SET PROBLEM: Go through the entries below and copy each line containing the word "this".

PROVIDED MATERIAL:
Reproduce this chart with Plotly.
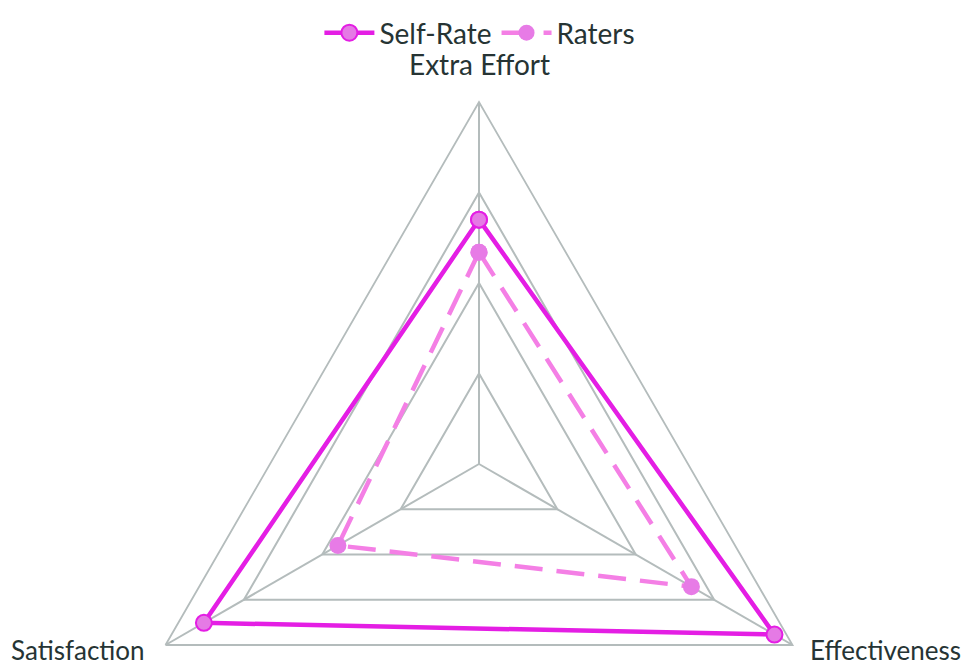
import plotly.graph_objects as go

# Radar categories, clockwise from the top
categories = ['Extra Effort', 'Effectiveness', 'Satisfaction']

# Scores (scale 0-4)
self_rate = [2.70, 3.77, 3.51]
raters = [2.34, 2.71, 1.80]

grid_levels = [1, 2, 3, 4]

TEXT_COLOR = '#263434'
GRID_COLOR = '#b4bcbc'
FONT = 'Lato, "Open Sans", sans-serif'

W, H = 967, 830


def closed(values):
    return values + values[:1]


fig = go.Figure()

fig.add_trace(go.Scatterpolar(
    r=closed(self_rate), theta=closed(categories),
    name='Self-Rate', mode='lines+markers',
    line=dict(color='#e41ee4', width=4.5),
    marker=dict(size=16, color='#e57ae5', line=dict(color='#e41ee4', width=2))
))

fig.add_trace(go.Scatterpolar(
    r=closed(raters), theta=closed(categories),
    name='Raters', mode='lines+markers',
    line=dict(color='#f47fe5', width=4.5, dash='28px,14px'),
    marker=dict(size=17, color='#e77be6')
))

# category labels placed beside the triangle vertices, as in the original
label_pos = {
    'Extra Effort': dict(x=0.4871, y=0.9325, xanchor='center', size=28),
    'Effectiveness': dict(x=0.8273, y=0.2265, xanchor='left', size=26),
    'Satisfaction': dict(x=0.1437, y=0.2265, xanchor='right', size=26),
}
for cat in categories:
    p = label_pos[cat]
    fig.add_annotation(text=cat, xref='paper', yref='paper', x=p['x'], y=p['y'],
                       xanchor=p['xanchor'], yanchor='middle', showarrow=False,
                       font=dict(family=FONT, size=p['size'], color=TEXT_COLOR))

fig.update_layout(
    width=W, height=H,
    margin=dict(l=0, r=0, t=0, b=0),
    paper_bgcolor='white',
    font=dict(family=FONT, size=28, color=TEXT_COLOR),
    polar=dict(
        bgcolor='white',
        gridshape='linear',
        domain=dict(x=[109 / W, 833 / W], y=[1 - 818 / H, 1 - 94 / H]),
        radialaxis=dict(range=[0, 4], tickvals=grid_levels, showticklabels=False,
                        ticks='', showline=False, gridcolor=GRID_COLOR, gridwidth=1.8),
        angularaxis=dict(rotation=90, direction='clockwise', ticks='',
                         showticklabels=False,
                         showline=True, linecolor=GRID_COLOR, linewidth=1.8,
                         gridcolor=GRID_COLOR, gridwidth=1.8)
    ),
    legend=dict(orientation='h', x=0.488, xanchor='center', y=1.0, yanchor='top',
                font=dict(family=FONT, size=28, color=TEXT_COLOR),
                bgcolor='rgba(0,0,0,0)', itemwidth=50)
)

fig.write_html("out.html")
==
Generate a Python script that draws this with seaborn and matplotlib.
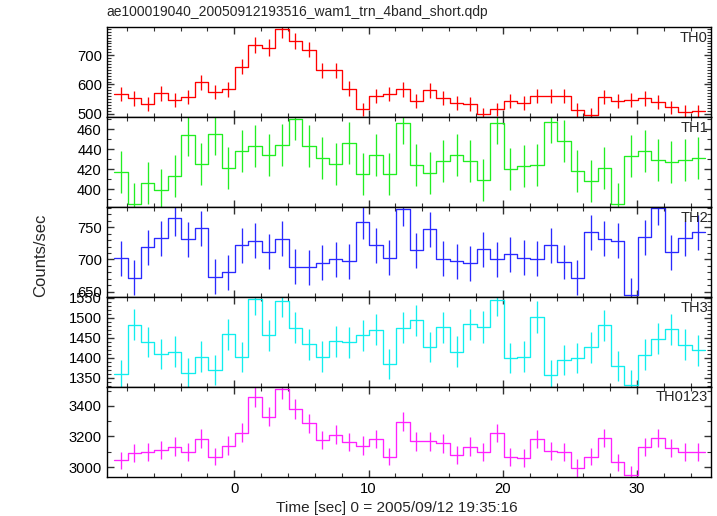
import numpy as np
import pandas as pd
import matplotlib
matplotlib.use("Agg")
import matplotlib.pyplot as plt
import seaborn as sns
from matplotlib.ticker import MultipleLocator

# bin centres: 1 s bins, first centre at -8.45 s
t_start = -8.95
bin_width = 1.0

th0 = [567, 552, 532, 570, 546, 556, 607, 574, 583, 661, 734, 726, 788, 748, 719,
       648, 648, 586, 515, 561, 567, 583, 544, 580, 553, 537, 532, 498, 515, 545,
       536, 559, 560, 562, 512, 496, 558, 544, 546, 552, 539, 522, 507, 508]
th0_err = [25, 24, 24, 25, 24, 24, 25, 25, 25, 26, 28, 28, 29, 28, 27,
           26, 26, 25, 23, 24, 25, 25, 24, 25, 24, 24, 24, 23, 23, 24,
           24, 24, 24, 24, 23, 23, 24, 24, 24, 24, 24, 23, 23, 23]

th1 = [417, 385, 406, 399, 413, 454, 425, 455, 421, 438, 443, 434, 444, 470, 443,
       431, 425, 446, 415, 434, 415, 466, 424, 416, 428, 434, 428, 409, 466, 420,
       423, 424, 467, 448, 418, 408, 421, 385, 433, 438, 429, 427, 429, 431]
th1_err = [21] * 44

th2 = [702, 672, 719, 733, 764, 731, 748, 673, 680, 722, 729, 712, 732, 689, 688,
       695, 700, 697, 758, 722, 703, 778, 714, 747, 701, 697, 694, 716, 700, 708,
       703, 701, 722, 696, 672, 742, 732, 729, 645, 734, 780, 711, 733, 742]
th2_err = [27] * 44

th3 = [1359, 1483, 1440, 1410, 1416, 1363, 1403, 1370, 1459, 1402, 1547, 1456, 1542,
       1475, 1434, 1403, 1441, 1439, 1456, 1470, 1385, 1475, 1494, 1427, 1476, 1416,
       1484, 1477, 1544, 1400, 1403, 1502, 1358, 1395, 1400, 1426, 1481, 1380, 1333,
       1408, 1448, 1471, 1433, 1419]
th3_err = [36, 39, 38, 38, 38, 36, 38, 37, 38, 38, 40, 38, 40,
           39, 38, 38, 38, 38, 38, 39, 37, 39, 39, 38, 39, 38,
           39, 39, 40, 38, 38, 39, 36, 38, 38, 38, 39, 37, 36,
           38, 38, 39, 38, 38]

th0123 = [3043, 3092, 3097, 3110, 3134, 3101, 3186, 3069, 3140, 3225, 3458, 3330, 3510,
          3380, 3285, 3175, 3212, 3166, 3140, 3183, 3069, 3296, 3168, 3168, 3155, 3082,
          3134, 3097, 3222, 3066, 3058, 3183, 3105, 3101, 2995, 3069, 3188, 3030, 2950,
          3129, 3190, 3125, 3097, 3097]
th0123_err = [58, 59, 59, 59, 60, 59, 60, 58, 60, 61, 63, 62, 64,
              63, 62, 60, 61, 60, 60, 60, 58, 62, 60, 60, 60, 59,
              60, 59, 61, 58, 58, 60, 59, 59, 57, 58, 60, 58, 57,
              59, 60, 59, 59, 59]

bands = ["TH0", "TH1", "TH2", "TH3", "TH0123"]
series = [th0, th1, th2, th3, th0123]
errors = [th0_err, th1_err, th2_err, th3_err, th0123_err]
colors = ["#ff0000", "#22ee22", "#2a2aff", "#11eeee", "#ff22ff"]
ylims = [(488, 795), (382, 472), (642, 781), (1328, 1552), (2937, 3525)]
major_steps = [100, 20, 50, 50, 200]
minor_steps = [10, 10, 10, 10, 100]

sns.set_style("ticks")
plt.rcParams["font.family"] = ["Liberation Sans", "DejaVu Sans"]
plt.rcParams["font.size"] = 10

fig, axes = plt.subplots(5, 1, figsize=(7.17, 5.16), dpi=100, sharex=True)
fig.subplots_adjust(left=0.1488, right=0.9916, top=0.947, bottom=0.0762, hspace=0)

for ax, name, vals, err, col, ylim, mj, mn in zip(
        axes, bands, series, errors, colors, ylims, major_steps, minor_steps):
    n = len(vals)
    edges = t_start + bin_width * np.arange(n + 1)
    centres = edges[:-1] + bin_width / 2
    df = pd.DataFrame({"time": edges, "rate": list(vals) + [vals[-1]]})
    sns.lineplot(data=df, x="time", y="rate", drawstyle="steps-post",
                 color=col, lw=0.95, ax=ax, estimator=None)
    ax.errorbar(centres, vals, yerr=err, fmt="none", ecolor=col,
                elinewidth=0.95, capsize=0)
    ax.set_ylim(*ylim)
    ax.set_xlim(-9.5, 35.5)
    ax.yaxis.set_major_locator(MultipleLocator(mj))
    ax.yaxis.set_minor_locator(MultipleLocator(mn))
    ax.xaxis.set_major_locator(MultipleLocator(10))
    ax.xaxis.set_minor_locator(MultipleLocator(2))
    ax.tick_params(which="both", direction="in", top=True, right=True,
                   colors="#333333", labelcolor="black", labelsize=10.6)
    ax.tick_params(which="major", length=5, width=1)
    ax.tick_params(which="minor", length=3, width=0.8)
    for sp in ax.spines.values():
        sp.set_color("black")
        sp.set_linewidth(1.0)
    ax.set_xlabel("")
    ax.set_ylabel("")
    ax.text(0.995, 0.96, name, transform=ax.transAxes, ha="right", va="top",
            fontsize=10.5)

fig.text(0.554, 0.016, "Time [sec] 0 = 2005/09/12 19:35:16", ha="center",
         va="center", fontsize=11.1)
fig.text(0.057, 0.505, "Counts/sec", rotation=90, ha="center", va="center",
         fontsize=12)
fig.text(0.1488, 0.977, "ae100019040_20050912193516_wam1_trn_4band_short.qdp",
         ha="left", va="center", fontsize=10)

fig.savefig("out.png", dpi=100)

THE REPLY:
Reproduce this chart with Plotly.
Generate a Python script that draws this with seaborn and matplotlib.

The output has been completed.